Avrupa Birliği ve Batı hayranı CHP’den, Kemalistlerden ve solun belirli kanatlarından farklı olarak biz “eyvah, Türkiye uygar dünyadan (bunu Batı emperyalizmi diye okuyun) kopuyor!” diye dövünmeyiz. Türkiye’nin emperyalist Batı dünyasından kopması, dümenini mazlumların dünyasına kırması bizim için arzu edilir bir şeydir. Mesele şudur ki, Rusya mazlum dünyanın bir önderi olamaz; kendisi emperyalist olmasa da emperyalist dünya düzeninin bir parçasıdır. Daha da kötüsü, AKP mazlumların birliği için değil, Türkiye burjuvazisinin başka halklar üzerinde hâkimiyeti için mücadele etmektedir.

Niyet başka, kısmet başka!

Rusya ile Türkiye’nin yakınlaşması AKP’nin stratejik hedefleri açısından ancak geçici olabilir. AKP, Tayyip Erdoğan’ı mezhepçi bir politik yöneliş içinde bütün Sünni dünyanın “reis”i yapmayı düşlemektedir. Bu hedef Rusya ile uzun vadeli bir işbirliği ile çelişir. Çünkü Sünni dünyanın “reis”liği amacı, Rusya’nın İran ile köklü ittifakı ile karşı karşıya gelir. Ancak İran nükleer anlaşmanın kapısını açtığı bir Batı ittifakı içine girerse, Rusya-Türkiye ilişkisi kalıcı olma şansına kavuşur. Ama o durumda bile, AKP’nin yıllardır mezhepçi ve tekfirci örgütlerle sürdürdüğü yarı örtülü ittifak politikası, kendi Müslüman azınlıkları dolayısıyla Rusya için ciddi bir sorun oluşturur.

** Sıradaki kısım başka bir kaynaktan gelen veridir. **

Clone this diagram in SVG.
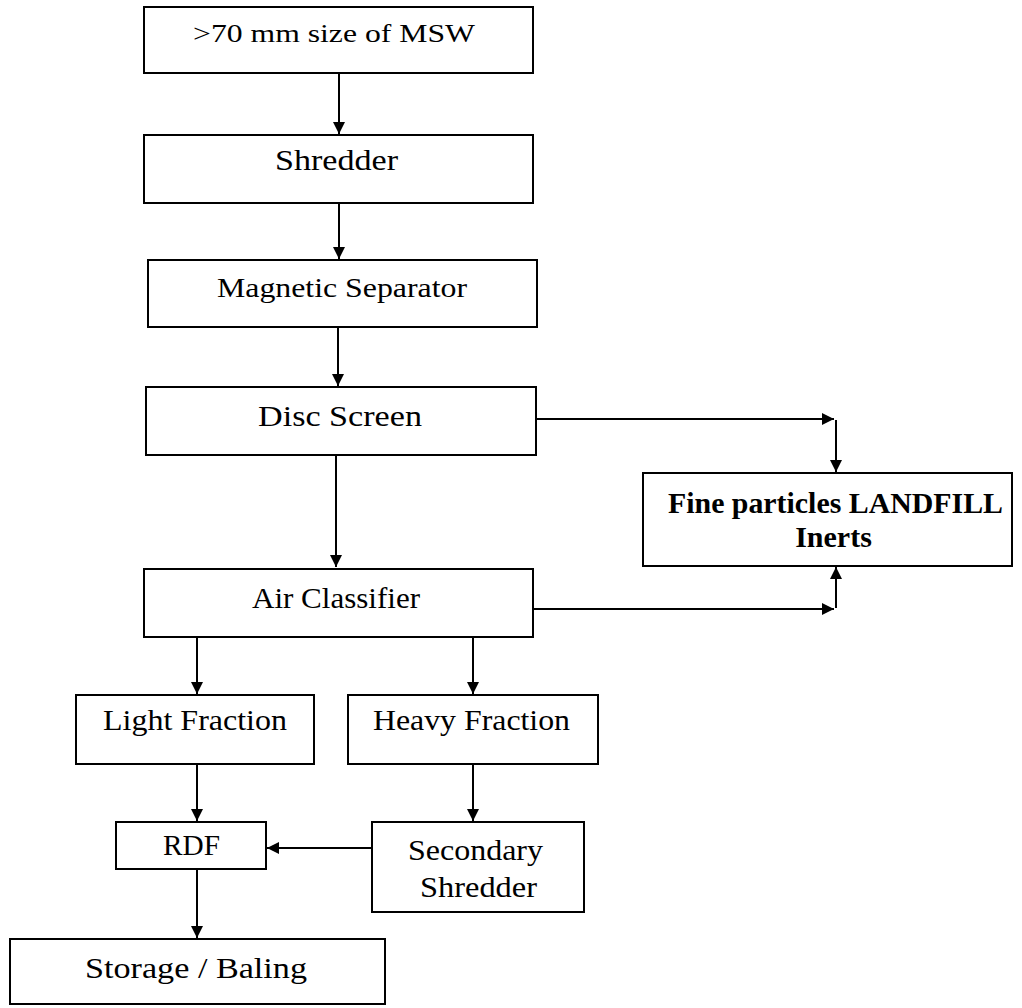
<svg xmlns="http://www.w3.org/2000/svg" width="1022" height="1008" viewBox="0 0 1022 1008">
<style>
.box{fill:#fff;stroke:#000;stroke-width:2}
.t{font-family:"Liberation Serif","Times New Roman",Tinos,"Nimbus Roman",Times,serif;font-size:30px;font-weight:400;fill:#000;text-anchor:middle}
.b{font-weight:700}
.c{stroke:#000;stroke-width:2;fill:none;marker-end:url(#ah)}
</style>
<defs>
<marker id="ah" viewBox="0 0 12 12" refX="12" refY="6" markerWidth="12" markerHeight="12" markerUnits="userSpaceOnUse" orient="auto">
<path d="M0,0 L12,6 L0,12 Z" fill="#000"/>
</marker>
</defs>
<rect width="1022" height="1008" fill="#fff"/>
<g id="connectors">
<path class="c" d="M339,73 V134"/>
<path class="c" d="M339,203 V259"/>
<path class="c" d="M338,327 V386"/>
<path class="c" d="M336,455 V567"/>
<path class="c" d="M536,419 H834"/>
<path class="c" d="M836,420 V472"/>
<path class="c" d="M533,609 H834"/>
<path class="c" d="M836,608 V567"/>
<path class="c" d="M197,637 V694"/>
<path class="c" d="M473,637 V694"/>
<path class="c" d="M197,764 V821"/>
<path class="c" d="M473,764 V821"/>
<path class="c" d="M372,848 H267"/>
<path class="c" d="M197,870 V938"/>
</g>
<g id="msw"><rect class="box" x="144" y="7" width="389" height="66"/><text class="t" x="334" y="42" style="font-size:26px" textLength="282" lengthAdjust="spacingAndGlyphs">&gt;70 mm size of MSW</text></g>
<g id="shredder"><rect class="box" x="144" y="135" width="389" height="68"/><text class="t" x="336.5" y="170" textLength="123" lengthAdjust="spacingAndGlyphs">Shredder</text></g>
<g id="magnetic"><rect class="box" x="148" y="260" width="389" height="67"/><text class="t" x="342" y="297" style="font-size:27px" textLength="250" lengthAdjust="spacingAndGlyphs">Magnetic Separator</text></g>
<g id="disc"><rect class="box" x="146" y="387" width="390" height="68"/><text class="t" x="340" y="426" textLength="164" lengthAdjust="spacingAndGlyphs">Disc Screen</text></g>
<g id="landfill"><rect class="box" x="643" y="473" width="369" height="93"/><text class="t b" x="835.5" y="513" textLength="335" lengthAdjust="spacingAndGlyphs">Fine particles LANDFILL</text><text class="t b" x="833.5" y="547">Inerts</text></g>
<g id="air"><rect class="box" x="144" y="569" width="389" height="68"/><text class="t" x="336" y="608" textLength="168" lengthAdjust="spacingAndGlyphs">Air Classifier</text></g>
<g id="light"><rect class="box" x="76" y="695" width="238" height="69"/><text class="t" x="195" y="730" textLength="184" lengthAdjust="spacingAndGlyphs">Light Fraction</text></g>
<g id="heavy"><rect class="box" x="348" y="695" width="250" height="69"/><text class="t" x="471.5" y="730" textLength="197" lengthAdjust="spacingAndGlyphs">Heavy Fraction</text></g>
<g id="rdf"><rect class="box" x="116" y="822" width="150" height="47"/><text class="t" x="191.5" y="855" textLength="57" lengthAdjust="spacingAndGlyphs">RDF</text></g>
<g id="secondary"><rect class="box" x="372" y="822" width="212" height="90"/><text class="t" x="475.5" y="860" textLength="135" lengthAdjust="spacingAndGlyphs">Secondary</text><text class="t" x="478.5" y="897" textLength="117" lengthAdjust="spacingAndGlyphs">Shredder</text></g>
<g id="storage"><rect class="box" x="10" y="939" width="375" height="65"/><text class="t" x="196" y="978" textLength="222" lengthAdjust="spacingAndGlyphs">Storage / Baling</text></g>
</svg>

İran’ın Batı ittifakına yanaşması kendi başına olanaksız değildir. Ama ABD devletinin dümenini çok yakında, 20 Ocak’ta devralacak olan Donald Trump’ın İsrail yanlılığı ve (bununla bağlantılı olarak) İran’la nükleer anlaşma konusundaki keskin karşıtlığı, Ortadoğu’da her dengeyi değiştirebilecek kadar önemlidir. Kimileri Trump’ın Putin ile yakınlığını ve dış politika danışmanının Türkiye ile özel ilişkilerini göz önüne alarak Rusya-Türkiye ittifakına ilişkin bir sorun doğmayacağını düşünebilir. Oysa ABD ile Rusya birbiriyle anlaşırsa Türkiye Rusya ile pazarlık gücünü ve önemini kaybeder.

Daha önemlisi, İsrail’in gözünden baktığınızda Ortadoğu’da baş düşman İran’dır. Bu aşamada İran’a karşı bir taarruz politikası, Rusya ile yakınlaşma politikasıyla mutlaka çelişecektir. Dolayısıyla Trump’ın asıl seçimi Rusya ile İsrail arasında olacaktır. O zaman kimi seçeceği ise az çok bellidir. Geleceğine hiç güvenemeyeceği ABD-Rusya yakınlaşması için ABD’nin Ortadoğu’da İkinci Dünya Savaşı’ndan bu yana en büyük kozu olagelmiş olan İsrail’i harcaması çok düşük olasılıktır.

Öyleyse, bölgenin bütün dengeleri Trump’ın benimseyeceği politikalar sonucunda alt üst olabilir. Obama Ortadoğu’da “ABD askerinin çizmesinin toprağa değmemesi” politikası uyguluyordu. Yani kara savaşını dışlamıştı. Trump ile birlikte bu bile gündeme girebilir. Suriye’de zaten ağır bir hezimet yaşayan AKP’yi daha da zorlu günler bekliyor olabilir.

Bu yazı Gerçek Gazetesi'nin Ocak 2017 tarihli 87. sayısında yayınlanmıştır.